五月二十日、朝議が深夜におよび、帰宅途上の朔平門(さくへいもん)外の猿ヶ辻で刺客に襲われ重傷を負ったあと、落命した(刺客は薩摩の田中新兵衛といわれている)。



明治天皇(1852〜1912)  めいじてんのう

嘉永五年九月二十二日、孝明天皇の第二子として中山大納言忠能邸に生れた。生母は忠能の娘権典侍慶子、幼名は裕宮(さちのみや)。万延元年(1860)七月、儲君となり、准后夙子(英照皇太后)の実子と定まって、九月に親王宣下をうける。名は睦仁。慶応二年(1866)十二月、孝明天皇崩御により、翌年正月、十六歳(満十四)で皇位を継承するが、幼冲であったために関白二条斉敬が摂政となった。
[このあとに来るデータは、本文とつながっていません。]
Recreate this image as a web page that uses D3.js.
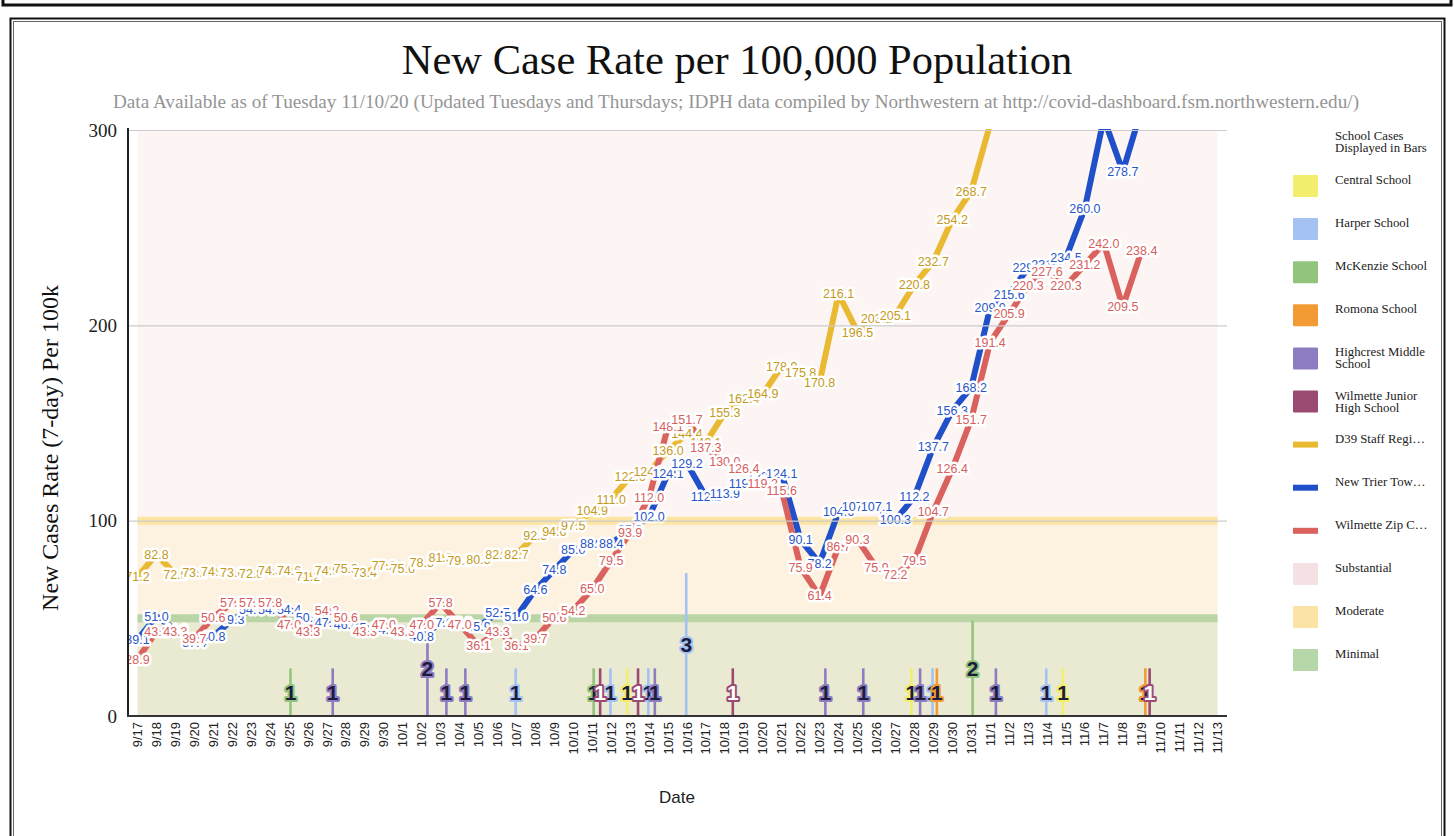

慶応三年十二月、王政復古の大号令が発せられ、天皇を頂点とする明治新政府が誕生する。明治元年(1868)三月、五箇条の御誓文で公議尊重、開国進取の国是を定めた。九月八日、明治と改元、一世一元制を定め、十月、東京に行幸後、いったん京都に帰り、十二月、一条忠香の三女美子(照憲皇太后)を皇后に迎えた。翌二年三月、再度東京に行幸、東京を新都として人心の一新を図った。新政府の指導者は天皇制の定着に努め、君徳培養に心をそそぎ、天皇を英主、聖天子たらしめようと努力を払った。
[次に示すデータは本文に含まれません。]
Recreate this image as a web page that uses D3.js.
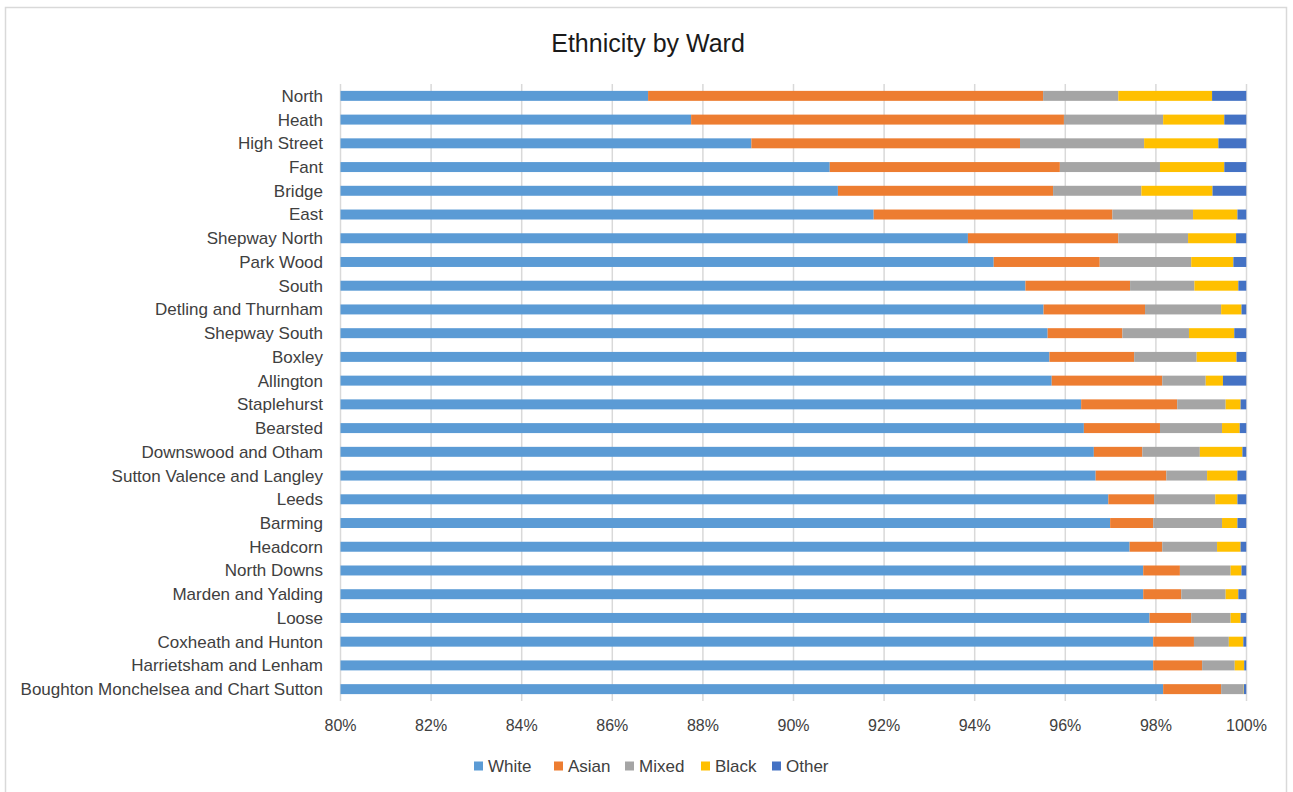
<!DOCTYPE html>
<meta charset="utf-8">
<style>
  body { margin: 0; background: white; }
  svg { font-family: "Liberation Sans", Arial, sans-serif; }
  .grid line { stroke: #d9d9d9; stroke-width: 1.5; }
  .ylab text { fill: #404040; font-size: 17px; }
  .xlab text { fill: #404040; font-size: 16px; }
  .legend text { fill: #404040; font-size: 17px; }
</style>
<body>
</body>
<script src="https://cdn.jsdelivr.net/npm/d3@7"></script>
<script>
  const wards = ['North', 'Heath', 'High Street', 'Fant', 'Bridge', 'East', 'Shepway North',
    'Park Wood', 'South', 'Detling and Thurnham', 'Shepway South', 'Boxley', 'Allington',
    'Staplehurst', 'Bearsted', 'Downswood and Otham', 'Sutton Valence and Langley', 'Leeds',
    'Barming', 'Headcorn', 'North Downs', 'Marden and Yalding', 'Loose', 'Coxheath and Hunton',
    'Harrietsham and Lenham', 'Boughton Monchelsea and Chart Sutton'];

  // percent of ward population, in the same order as wards
  const white = [86.79, 87.74, 89.07, 90.80, 90.98, 91.77, 93.85, 94.42, 95.12, 95.52, 95.61, 95.65, 95.70,
    96.35, 96.41, 96.63, 96.67, 96.95, 96.99, 97.42, 97.72, 97.72, 97.86, 97.94, 97.94, 98.16];
  const asian = [8.72, 8.23, 5.93, 5.08, 4.75, 5.27, 3.32, 2.34, 2.31, 2.24, 1.65, 1.87, 2.44,
    2.12, 1.68, 1.07, 1.56, 1.01, 0.95, 0.72, 0.81, 0.84, 0.92, 0.90, 1.08, 1.28];
  const mixed = [1.66, 2.19, 2.74, 2.21, 1.95, 1.78, 1.54, 2.02, 1.42, 1.68, 1.47, 1.38, 0.96,
    1.07, 1.37, 1.27, 0.90, 1.35, 1.52, 1.21, 1.12, 0.98, 0.87, 0.77, 0.72, 0.49];
  const black = [2.07, 1.35, 1.64, 1.42, 1.57, 0.98, 1.06, 0.93, 0.97, 0.45, 1.00, 0.88, 0.38,
    0.33, 0.39, 0.94, 0.67, 0.49, 0.34, 0.52, 0.24, 0.28, 0.22, 0.32, 0.21, 0.01];
  const other = [0.76, 0.49, 0.62, 0.49, 0.75, 0.20, 0.23, 0.29, 0.18, 0.11, 0.27, 0.22, 0.52,
    0.13, 0.15, 0.09, 0.20, 0.20, 0.20, 0.13, 0.11, 0.18, 0.13, 0.07, 0.05, 0.06];

  const seriesNames = ['White', 'Asian', 'Mixed', 'Black', 'Other'];
  const colors = ['#5b9bd5', '#ed7d31', '#a5a5a5', '#ffc000', '#4472c4'];
  const xTicks = [80, 82, 84, 86, 88, 90, 92, 94, 96, 98, 100];

  const W = 1293, H = 792;
  const plot = {l: 340.5, r: 1246.5, t: 84, b: 701};

  const table = wards.map((w, i) => ({ward: w, White: white[i], Asian: asian[i], Mixed: mixed[i], Black: black[i], Other: other[i]}));
  const stacked = d3.stack().keys(seriesNames)(table);

  const svg = d3.select('body').append('svg')
    .attr('width', W).attr('height', H);

  // chart frame
  svg.append('rect')
    .attr('x', 5.5).attr('y', 7.5)
    .attr('width', 1281).attr('height', 800)
    .attr('fill', 'white').attr('stroke', '#d9d9d9').attr('stroke-width', 1.5);

  const x = d3.scaleLinear().domain([80, 100]).range([plot.l, plot.r]);
  const y = d3.scaleBand().domain(wards).range([plot.t, plot.b])
    .paddingInner(0.58).paddingOuter(0.29);

  // vertical gridlines
  svg.append('g').attr('class', 'grid')
    .selectAll('line')
    .data(xTicks)
    .join('line')
    .attr('x1', d => x(d)).attr('x2', d => x(d))
    .attr('y1', plot.t).attr('y2', plot.b);

  // bars (clipped to the 80% axis start)
  svg.append('clipPath').attr('id', 'clip')
    .append('rect')
    .attr('x', plot.l).attr('y', plot.t)
    .attr('width', plot.r - plot.l).attr('height', plot.b - plot.t);

  svg.append('g').attr('clip-path', 'url(#clip)')
    .selectAll('g')
    .data(stacked)
    .join('g')
    .attr('fill', (d, i) => colors[i])
    .selectAll('rect')
    .data(d => d)
    .join('rect')
    .attr('x', d => x(d[0]))
    .attr('width', d => Math.max(0, x(d[1]) - x(d[0])))
    .attr('y', d => y(d.data.ward))
    .attr('height', y.bandwidth());

  // ward labels
  svg.append('g').attr('class', 'ylab')
    .selectAll('text')
    .data(wards)
    .join('text')
    .attr('x', 323)
    .attr('y', d => y(d) + y.bandwidth() / 2)
    .attr('dy', '0.35em')
    .attr('text-anchor', 'end')
    .text(d => d);

  // percent labels
  svg.append('g').attr('class', 'xlab')
    .selectAll('text')
    .data(xTicks)
    .join('text')
    .attr('x', d => x(d))
    .attr('y', 731)
    .attr('text-anchor', 'middle')
    .text(d => d + '%');

  // title
  svg.append('text')
    .attr('x', 648).attr('y', 52)
    .attr('text-anchor', 'middle')
    .attr('fill', '#1a1a1a')
    .style('font-size', '25px')
    .text('Ethnicity by Ward');

  // legend
  const legendX = [474, 554, 625, 701, 772];
  const lg = svg.append('g').attr('class', 'legend')
    .selectAll('g')
    .data(seriesNames)
    .join('g')
    .attr('transform', (d, i) => `translate(${legendX[i]}, 766)`);
  lg.append('rect')
    .attr('x', 0).attr('y', -4.5)
    .attr('width', 9).attr('height', 9)
    .attr('fill', (d, i) => colors[i]);
  lg.append('text')
    .attr('x', 14).attr('dy', '0.35em')
    .text(d => d);
</script>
明治二年の版籍奉還、四年の廃藩置県によって中央集権化が図られ、東北、北陸、近畿などへの行幸もしばしば行われた。内政においては明治十四年(1881)、陸海軍人に大元帥として勅諭を発し、二十二年(1889)、帝国憲法を制定、議会を開設して近代国家としての政治体制を確立した。対外的には安政以来の不平等条約を改正して、国際的地位の向上につとめ、また、日清、日露両戦に勝利を収めて国民の崇敬を深めた。国家の発展期にあって、天皇の伝統的権威は高まったが、天皇自身、君主たる職責に対する自覚が強く、君徳の修養に不断の努力を重ね、また、和歌の才能にも恵まれていた。大正元年七月三十日、六十一歳で崩御。京都伏見桃山陵に葬る。